Brazil's fuel market set to feel COVID-19 impact until 2022

Brazil is the world’s seventh largest oil derivatives consumer with over 40,000 gas stations. The country currently has the world’s eighth largest refining park but is a net importer of oil derivatives and will remain one. The sharp fall in Brazilian gasoline consumption is prompting risk-adverse independent retailers and traders to considerably reduce import operations and rely more on domestic output.​

Gasoline demand will not return to 2019 levels even if the mobility restrictions would be lifted in the short term, a study by federal energy planning firm EPE found. A similar context applies to the severely hit aviation kerosene market, where demand could fall by 60% this year. Returning to 2019 consumption levels (7Bl) will also take at least two more years.

According to a survey of fuel retailers, traders and fuel brokers conducted by Argus, demand for E27 gasoline fell by 50-70pc in the second half of March compared with the first half. The same survey conducted during the week ended 27 March found demand dropped by between 30-50pc from demand during the first half of March.

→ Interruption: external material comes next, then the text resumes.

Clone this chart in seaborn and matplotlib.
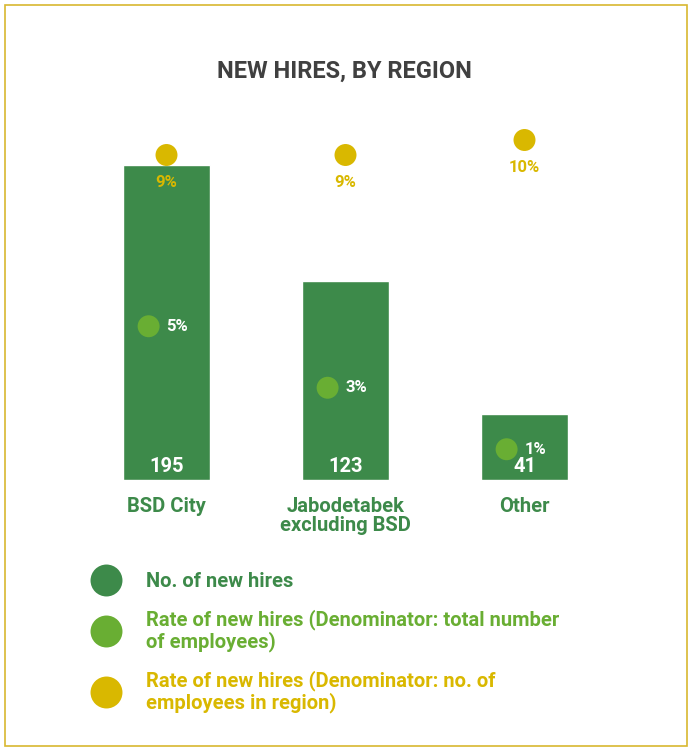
import numpy as np
import pandas as pd
import seaborn as sns
import matplotlib.pyplot as plt
from matplotlib.lines import Line2D
from matplotlib.patches import Rectangle

# data
regions = ['BSD City', 'Jabodetabek\nexcluding BSD', 'Other']
new_hires = [195, 123, 41]
rate_total = [5, 3, 1]        # % of total employees
rate_region = [9, 9, 10]      # % of employees in region

legend_labels = ['No. of new hires',
                 'Rate of new hires (Denominator: total number\nof employees)',
                 'Rate of new hires (Denominator: no. of\nemployees in region)']

dark_green = '#3d8a4a'
light_green = '#69ae33'
yellow = '#d9b800'
title_grey = '#404040'

sns.set_theme(style='white')
plt.rcParams['font.family'] = ['Roboto', 'DejaVu Sans']

df = pd.DataFrame({'region': regions, 'hires': new_hires,
                   'rate_total': rate_total, 'rate_region': rate_region})
df['pos'] = np.arange(len(df))

fig = plt.figure(figsize=(6.88, 7.47), dpi=100)
ax = fig.add_axes([77 / 688, 267 / 747, 537 / 688, 360 / 747])

sns.barplot(data=df, x='region', y='hires', color=dark_green, saturation=1,
            width=0.486, ax=ax)
ax.set_xlim(-0.5, 2.5)
ax.set_ylim(0, 360 / 1.615)

for i, v in enumerate(new_hires):
    ax.annotate(str(v), (i, 0), xytext=(0, 10), textcoords='offset points',
                ha='center', va='center', color='white', fontsize=14.5,
                fontweight='bold')

# light green rate (total employees)
ax2 = ax.twinx()
ax2.set_ylim(0, 360 / 30.75)
sns.scatterplot(x=df['pos'] - 0.1, y=df['rate_total'], color=light_green,
                s=250, edgecolor='none', ax=ax2, zorder=5)
for i, r in enumerate(rate_total):
    ax2.text(i, r, f'{r}%', ha='left', va='center', color='white',
             fontsize=12, fontweight='bold')

# yellow rate (employees in region)
ax3 = ax.twinx()
ax3.set_ylim(-190 / 15, 170 / 15)
sns.scatterplot(x=df['pos'], y=df['rate_region'], color=yellow, s=250,
                edgecolor='none', ax=ax3, zorder=5, clip_on=False)
for i, r in enumerate(rate_region):
    ax3.annotate(f'{r}%', (i, r), xytext=(0, -20), textcoords='offset points',
                 ha='center', va='center', color=yellow, fontsize=12,
                 fontweight='bold')

for a in (ax, ax2, ax3):
    a.set_xlim(-0.5, 2.5)
    a.set_ylabel('')
    a.set_xlabel('')
    a.set_yticks([])
    a.patch.set_alpha(0)
    for s in a.spines.values():
        s.set_visible(False)

ax.set_xticks(range(len(regions)))
ax.set_xticklabels(regions, fontsize=14.5, fontweight='bold', color=dark_green,
                   linespacing=1.0)
ax.tick_params(axis='x', length=0, pad=12, labelbottom=True)
for a in (ax2, ax3):
    a.tick_params(axis='x', length=0, labelbottom=False, labeltop=False)

fig.text(0.5, 1 - 71 / 747, 'NEW HIRES, BY REGION', ha='center', va='center',
         fontsize=17, fontweight='bold', color=title_grey)

# legend
colors = [dark_green, light_green, yellow]
handles = [Line2D([], [], marker='o', linestyle='none', markersize=23,
                  markerfacecolor=c, markeredgecolor='none') for c in colors]
leg = fig.legend(handles, legend_labels, loc='upper left',
                 bbox_to_anchor=(86 / 688, 1 - 572 / 747), frameon=False,
                 fontsize=14.5, handletextpad=1.0, labelspacing=0.9,
                 borderpad=0, borderaxespad=0)
for t, c in zip(leg.get_texts(), colors):
    t.set_color(c)
    t.set_fontweight('bold')
    t.set_linespacing(1.1)

fig.patches.append(Rectangle((5 / 688, 1 / 747), 682 / 688, 741 / 747,
                             transform=fig.transFigure, fill=False,
                             edgecolor='#d8b830', linewidth=1.2))

fig.savefig('out.png', dpi=100)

The scenario is more favorable for the diesel market. Although demand could fall by up to 8% this year, a recovery to 2019 levels (57.3Bl) could set in next year. Brazil will adapt its refineries’ production mix in response to these internal demand changes and prioritize diesel over aviation kerosene. Gasoline exports also remain a possibility.

Refineries slowing down

Yet Brazilian refineries' increased contribution to the country's supply pool will not offset a drop of up to 70pc in Brazil's total domestic demand, as Petrobras started to reduce the utilization rate at its refineries from 78pc to 74pc in March.

The steep decline in demand is quickly spreading throughout the gasoline supply chain in Brazil, with fuel retailers BR and Raizen announcing they will scale back their ethanol purchases under long-term contracts to account for the quick drop in demand. Anhydrous ethanol is blended at a rate of 27pc into gasoline.

Demand for import cargoes dropped over the last two weeks of March as independent market participants lack visibility into future domestic demand as the coronavirus pandemic cripples world economies.